◆ Given instruction ◆
Without the pictures, output the lines of the material from the very first through the one that holds "ax.tick_params(axis='x', length=0, pad=10)".

Charts and diagrams as code:
_____
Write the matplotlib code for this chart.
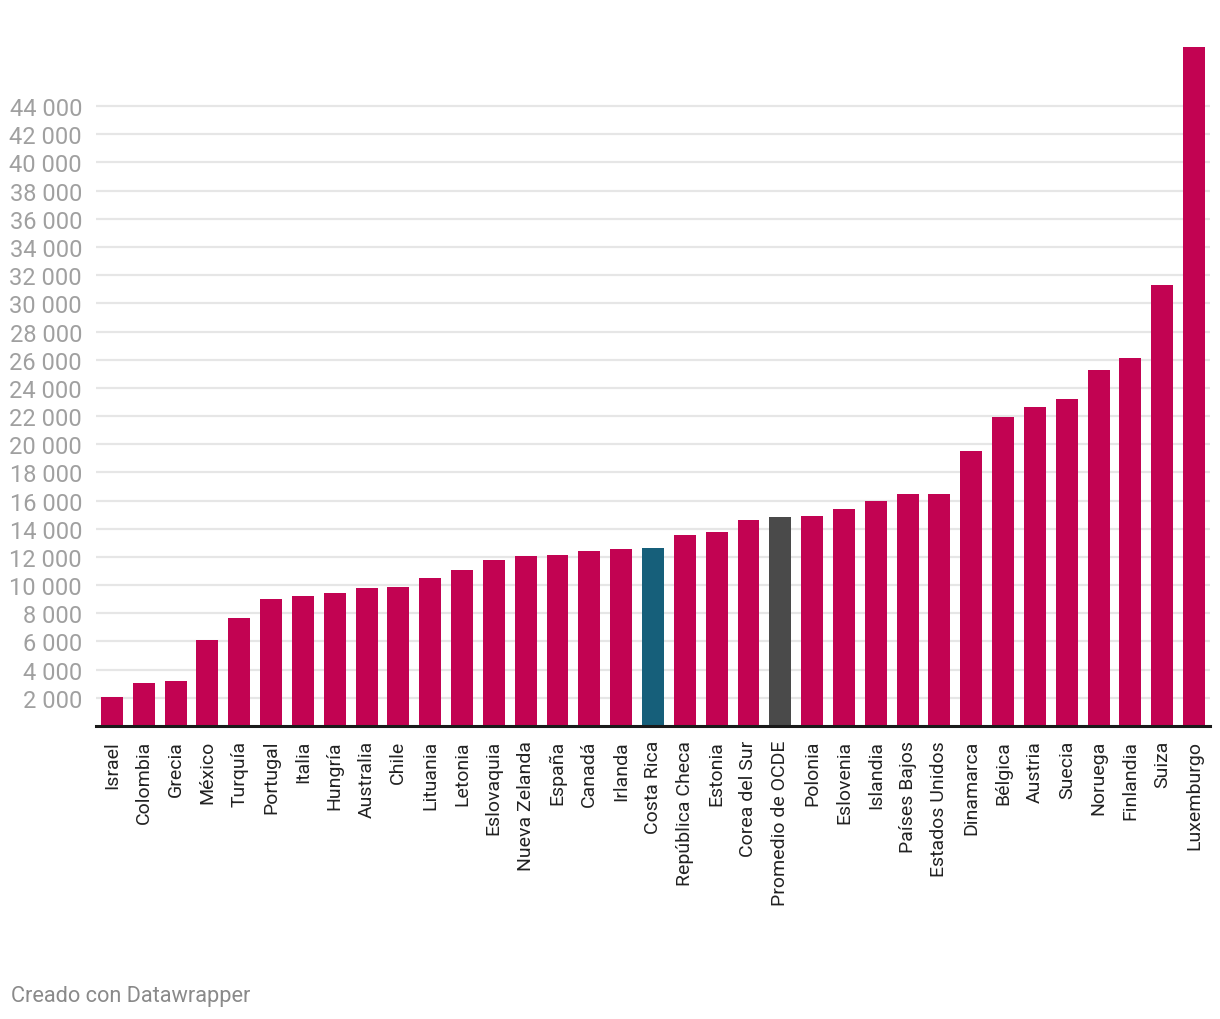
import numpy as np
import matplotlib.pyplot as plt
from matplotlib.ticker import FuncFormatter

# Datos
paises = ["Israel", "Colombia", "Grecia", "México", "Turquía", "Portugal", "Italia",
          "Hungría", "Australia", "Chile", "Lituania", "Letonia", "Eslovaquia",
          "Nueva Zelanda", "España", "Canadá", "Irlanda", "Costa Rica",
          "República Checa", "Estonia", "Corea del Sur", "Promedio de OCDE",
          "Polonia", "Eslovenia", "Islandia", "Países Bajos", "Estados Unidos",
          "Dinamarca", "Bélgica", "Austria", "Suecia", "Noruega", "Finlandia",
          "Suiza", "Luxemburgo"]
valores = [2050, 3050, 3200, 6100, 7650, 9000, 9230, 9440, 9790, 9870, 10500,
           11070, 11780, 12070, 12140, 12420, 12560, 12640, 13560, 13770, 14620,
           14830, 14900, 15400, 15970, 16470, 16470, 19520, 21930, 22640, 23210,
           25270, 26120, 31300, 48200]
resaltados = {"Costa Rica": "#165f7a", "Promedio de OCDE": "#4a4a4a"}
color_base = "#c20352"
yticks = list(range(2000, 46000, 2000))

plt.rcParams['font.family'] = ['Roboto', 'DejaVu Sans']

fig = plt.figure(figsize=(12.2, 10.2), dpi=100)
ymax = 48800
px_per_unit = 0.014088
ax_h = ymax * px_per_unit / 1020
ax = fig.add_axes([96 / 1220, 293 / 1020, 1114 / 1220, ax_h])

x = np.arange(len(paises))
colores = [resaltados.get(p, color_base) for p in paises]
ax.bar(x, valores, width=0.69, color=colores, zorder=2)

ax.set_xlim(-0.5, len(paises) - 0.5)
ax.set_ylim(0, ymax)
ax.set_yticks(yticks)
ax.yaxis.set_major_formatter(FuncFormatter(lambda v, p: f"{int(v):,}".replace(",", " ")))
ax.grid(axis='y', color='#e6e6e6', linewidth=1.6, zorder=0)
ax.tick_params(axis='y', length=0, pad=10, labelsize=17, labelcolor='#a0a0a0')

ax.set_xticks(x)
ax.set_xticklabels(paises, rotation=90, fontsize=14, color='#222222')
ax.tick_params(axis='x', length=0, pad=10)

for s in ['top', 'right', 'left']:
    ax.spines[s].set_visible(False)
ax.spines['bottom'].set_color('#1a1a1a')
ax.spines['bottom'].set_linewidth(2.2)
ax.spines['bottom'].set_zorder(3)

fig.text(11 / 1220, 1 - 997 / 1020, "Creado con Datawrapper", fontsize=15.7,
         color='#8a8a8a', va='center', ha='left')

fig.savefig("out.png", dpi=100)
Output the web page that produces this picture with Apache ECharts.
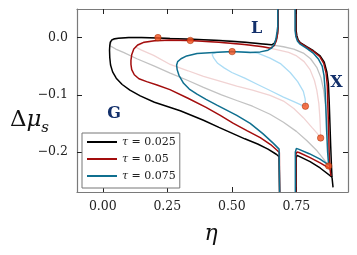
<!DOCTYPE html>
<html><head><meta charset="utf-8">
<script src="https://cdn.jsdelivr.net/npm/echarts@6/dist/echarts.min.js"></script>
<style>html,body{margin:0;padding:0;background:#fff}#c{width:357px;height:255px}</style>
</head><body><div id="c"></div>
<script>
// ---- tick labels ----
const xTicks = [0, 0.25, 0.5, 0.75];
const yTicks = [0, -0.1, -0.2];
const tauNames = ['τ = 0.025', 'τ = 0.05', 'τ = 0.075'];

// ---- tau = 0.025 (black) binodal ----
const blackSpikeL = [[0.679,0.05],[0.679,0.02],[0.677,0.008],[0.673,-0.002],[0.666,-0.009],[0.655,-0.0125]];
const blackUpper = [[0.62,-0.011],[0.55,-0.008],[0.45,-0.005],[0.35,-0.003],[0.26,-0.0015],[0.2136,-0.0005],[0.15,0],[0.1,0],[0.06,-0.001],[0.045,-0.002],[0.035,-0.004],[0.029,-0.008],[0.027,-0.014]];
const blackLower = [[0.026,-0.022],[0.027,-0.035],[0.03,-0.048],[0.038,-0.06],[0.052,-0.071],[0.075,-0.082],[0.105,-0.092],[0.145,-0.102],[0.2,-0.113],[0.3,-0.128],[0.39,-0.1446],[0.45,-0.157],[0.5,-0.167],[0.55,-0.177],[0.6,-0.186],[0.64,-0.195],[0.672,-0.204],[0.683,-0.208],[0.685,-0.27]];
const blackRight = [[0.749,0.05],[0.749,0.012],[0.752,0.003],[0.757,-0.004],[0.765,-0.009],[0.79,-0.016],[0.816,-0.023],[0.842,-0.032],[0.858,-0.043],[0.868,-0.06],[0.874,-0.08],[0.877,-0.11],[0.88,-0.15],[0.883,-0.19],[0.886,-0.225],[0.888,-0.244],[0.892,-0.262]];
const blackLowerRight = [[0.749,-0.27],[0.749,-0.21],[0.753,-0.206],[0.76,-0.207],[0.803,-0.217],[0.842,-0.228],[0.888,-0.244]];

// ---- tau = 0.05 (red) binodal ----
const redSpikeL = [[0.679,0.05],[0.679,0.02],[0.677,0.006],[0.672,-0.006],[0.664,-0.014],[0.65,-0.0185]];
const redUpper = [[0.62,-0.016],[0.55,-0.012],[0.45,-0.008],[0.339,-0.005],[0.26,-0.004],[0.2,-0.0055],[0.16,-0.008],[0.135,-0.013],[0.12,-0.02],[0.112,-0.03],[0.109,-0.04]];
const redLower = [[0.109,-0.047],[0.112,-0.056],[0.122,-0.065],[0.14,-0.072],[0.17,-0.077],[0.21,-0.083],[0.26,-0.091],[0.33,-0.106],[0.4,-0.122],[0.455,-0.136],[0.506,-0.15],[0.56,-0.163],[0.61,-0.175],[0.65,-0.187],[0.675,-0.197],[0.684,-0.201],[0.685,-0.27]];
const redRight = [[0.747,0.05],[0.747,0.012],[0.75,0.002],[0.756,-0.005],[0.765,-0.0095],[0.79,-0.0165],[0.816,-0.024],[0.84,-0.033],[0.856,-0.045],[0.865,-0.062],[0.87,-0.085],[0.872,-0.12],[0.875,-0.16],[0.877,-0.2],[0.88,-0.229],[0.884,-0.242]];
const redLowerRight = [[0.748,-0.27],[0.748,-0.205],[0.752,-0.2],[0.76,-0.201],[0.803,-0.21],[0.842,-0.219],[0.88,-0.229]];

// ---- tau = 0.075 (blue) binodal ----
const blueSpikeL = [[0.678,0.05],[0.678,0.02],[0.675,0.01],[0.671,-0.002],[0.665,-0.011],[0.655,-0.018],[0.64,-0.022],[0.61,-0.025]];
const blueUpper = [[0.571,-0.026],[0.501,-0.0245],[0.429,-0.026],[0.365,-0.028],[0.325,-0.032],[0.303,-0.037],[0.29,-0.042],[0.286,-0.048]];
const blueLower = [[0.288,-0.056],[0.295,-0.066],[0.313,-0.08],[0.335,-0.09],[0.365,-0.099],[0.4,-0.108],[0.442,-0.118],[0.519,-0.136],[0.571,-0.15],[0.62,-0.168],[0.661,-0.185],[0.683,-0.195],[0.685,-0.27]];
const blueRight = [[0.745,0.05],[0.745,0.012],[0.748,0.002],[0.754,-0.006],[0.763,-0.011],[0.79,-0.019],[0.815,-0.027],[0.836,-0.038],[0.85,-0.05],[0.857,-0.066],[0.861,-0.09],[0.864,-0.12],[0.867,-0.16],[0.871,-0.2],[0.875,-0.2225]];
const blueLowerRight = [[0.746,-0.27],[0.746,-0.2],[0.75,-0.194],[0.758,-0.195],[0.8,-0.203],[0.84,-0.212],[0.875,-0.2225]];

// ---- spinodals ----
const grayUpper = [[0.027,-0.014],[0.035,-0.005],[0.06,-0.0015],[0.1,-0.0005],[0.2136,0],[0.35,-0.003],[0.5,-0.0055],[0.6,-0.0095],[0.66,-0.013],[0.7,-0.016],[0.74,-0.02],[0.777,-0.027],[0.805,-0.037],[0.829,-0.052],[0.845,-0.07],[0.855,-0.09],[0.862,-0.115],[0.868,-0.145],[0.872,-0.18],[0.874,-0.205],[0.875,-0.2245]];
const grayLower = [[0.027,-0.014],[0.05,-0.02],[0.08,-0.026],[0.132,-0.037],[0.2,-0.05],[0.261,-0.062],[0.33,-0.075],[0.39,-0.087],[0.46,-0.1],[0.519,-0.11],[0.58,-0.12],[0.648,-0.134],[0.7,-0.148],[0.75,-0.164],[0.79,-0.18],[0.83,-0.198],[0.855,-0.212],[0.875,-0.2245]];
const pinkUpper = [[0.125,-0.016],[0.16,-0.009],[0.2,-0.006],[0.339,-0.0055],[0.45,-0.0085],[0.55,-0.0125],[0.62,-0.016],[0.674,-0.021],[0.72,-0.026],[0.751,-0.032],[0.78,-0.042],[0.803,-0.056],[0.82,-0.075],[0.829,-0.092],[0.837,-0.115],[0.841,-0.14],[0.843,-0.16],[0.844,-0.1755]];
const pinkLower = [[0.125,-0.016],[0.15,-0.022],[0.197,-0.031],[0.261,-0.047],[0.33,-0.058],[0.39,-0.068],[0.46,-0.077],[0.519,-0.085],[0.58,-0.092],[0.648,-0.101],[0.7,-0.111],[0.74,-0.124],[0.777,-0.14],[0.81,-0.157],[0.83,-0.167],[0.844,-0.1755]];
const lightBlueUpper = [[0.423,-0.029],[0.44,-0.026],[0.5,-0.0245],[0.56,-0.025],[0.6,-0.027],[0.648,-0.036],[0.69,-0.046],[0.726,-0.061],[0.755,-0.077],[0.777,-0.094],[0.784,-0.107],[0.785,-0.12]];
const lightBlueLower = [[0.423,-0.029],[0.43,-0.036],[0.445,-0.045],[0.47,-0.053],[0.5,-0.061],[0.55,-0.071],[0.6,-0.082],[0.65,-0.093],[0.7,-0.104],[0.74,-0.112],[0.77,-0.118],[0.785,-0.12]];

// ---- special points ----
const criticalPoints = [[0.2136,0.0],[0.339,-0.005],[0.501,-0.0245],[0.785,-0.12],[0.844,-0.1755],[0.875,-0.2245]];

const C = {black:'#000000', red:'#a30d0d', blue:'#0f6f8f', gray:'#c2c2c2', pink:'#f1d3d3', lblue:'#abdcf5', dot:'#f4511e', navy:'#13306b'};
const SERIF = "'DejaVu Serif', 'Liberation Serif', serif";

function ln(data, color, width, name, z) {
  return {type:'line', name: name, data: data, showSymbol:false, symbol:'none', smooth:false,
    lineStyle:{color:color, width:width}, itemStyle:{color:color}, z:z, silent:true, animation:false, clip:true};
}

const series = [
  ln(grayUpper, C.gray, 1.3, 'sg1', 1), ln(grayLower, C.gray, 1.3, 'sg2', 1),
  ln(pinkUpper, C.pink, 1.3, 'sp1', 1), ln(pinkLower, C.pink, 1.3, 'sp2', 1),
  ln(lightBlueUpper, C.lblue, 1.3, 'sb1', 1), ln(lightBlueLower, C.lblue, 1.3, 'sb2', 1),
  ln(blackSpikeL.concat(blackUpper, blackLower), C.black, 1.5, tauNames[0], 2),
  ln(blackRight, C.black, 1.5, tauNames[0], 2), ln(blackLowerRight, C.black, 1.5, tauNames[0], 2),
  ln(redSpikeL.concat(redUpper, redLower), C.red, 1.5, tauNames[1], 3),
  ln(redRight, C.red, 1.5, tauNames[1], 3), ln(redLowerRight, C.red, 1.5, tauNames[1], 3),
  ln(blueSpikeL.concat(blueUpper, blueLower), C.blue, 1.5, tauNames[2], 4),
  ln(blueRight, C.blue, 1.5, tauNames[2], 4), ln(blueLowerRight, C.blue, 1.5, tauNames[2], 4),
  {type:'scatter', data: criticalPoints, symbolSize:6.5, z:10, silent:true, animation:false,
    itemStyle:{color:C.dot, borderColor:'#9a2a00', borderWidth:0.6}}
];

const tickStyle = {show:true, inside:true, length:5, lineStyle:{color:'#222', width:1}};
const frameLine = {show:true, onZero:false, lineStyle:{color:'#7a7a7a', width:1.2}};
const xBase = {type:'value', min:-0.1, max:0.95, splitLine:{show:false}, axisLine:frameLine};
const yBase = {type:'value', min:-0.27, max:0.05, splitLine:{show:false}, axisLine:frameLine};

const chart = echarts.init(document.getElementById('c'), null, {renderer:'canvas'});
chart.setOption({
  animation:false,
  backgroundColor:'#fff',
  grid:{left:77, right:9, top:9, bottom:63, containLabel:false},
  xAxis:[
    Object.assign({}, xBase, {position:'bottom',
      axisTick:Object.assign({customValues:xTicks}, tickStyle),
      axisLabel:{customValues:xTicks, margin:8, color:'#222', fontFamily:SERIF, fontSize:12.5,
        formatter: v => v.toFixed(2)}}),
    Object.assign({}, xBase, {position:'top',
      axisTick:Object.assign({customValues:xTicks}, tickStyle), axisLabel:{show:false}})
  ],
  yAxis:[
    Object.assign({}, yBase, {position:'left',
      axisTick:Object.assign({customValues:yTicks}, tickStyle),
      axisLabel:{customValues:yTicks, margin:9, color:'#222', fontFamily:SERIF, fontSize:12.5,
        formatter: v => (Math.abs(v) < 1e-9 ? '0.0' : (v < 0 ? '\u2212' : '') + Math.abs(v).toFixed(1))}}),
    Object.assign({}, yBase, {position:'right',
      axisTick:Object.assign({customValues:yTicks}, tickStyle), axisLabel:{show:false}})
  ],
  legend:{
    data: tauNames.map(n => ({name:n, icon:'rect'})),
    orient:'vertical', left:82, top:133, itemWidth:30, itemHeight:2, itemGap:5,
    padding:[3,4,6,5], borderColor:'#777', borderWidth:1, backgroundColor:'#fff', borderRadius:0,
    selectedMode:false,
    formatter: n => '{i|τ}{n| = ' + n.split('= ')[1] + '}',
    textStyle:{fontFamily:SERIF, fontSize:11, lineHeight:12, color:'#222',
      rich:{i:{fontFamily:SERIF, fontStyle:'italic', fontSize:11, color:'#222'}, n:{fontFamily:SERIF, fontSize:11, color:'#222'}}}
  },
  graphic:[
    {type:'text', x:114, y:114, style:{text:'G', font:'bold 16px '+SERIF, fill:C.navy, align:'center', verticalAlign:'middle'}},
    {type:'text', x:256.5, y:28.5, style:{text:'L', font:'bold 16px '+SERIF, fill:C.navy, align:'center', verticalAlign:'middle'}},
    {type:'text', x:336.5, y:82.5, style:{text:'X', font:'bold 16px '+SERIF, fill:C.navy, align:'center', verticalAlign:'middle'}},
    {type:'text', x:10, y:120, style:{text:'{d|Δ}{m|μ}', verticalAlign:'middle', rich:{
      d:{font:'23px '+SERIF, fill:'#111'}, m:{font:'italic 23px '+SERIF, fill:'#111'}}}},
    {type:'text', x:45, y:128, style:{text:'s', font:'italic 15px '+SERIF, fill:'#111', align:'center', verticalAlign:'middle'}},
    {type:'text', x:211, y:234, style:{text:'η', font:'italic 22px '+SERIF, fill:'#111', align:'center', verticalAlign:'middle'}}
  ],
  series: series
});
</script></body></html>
_____
◆ Exercise solution ◆
Write the matplotlib code for this chart.
import numpy as np
import matplotlib.pyplot as plt
from matplotlib.ticker import FuncFormatter

# Datos
paises = ["Israel", "Colombia", "Grecia", "México", "Turquía", "Portugal", "Italia",
          "Hungría", "Australia", "Chile", "Lituania", "Letonia", "Eslovaquia",
          "Nueva Zelanda", "España", "Canadá", "Irlanda", "Costa Rica",
          "República Checa", "Estonia", "Corea del Sur", "Promedio de OCDE",
          "Polonia", "Eslovenia", "Islandia", "Países Bajos", "Estados Unidos",
          "Dinamarca", "Bélgica", "Austria", "Suecia", "Noruega", "Finlandia",
          "Suiza", "Luxemburgo"]
valores = [2050, 3050, 3200, 6100, 7650, 9000, 9230, 9440, 9790, 9870, 10500,
           11070, 11780, 12070, 12140, 12420, 12560, 12640, 13560, 13770, 14620,
           14830, 14900, 15400, 15970, 16470, 16470, 19520, 21930, 22640, 23210,
           25270, 26120, 31300, 48200]
resaltados = {"Costa Rica": "#165f7a", "Promedio de OCDE": "#4a4a4a"}
color_base = "#c20352"
yticks = list(range(2000, 46000, 2000))

plt.rcParams['font.family'] = ['Roboto', 'DejaVu Sans']

fig = plt.figure(figsize=(12.2, 10.2), dpi=100)
ymax = 48800
px_per_unit = 0.014088
ax_h = ymax * px_per_unit / 1020
ax = fig.add_axes([96 / 1220, 293 / 1020, 1114 / 1220, ax_h])

x = np.arange(len(paises))
colores = [resaltados.get(p, color_base) for p in paises]
ax.bar(x, valores, width=0.69, color=colores, zorder=2)

ax.set_xlim(-0.5, len(paises) - 0.5)
ax.set_ylim(0, ymax)
ax.set_yticks(yticks)
ax.yaxis.set_major_formatter(FuncFormatter(lambda v, p: f"{int(v):,}".replace(",", " ")))
ax.grid(axis='y', color='#e6e6e6', linewidth=1.6, zorder=0)
ax.tick_params(axis='y', length=0, pad=10, labelsize=17, labelcolor='#a0a0a0')

ax.set_xticks(x)
ax.set_xticklabels(paises, rotation=90, fontsize=14, color='#222222')
ax.tick_params(axis='x', length=0, pad=10)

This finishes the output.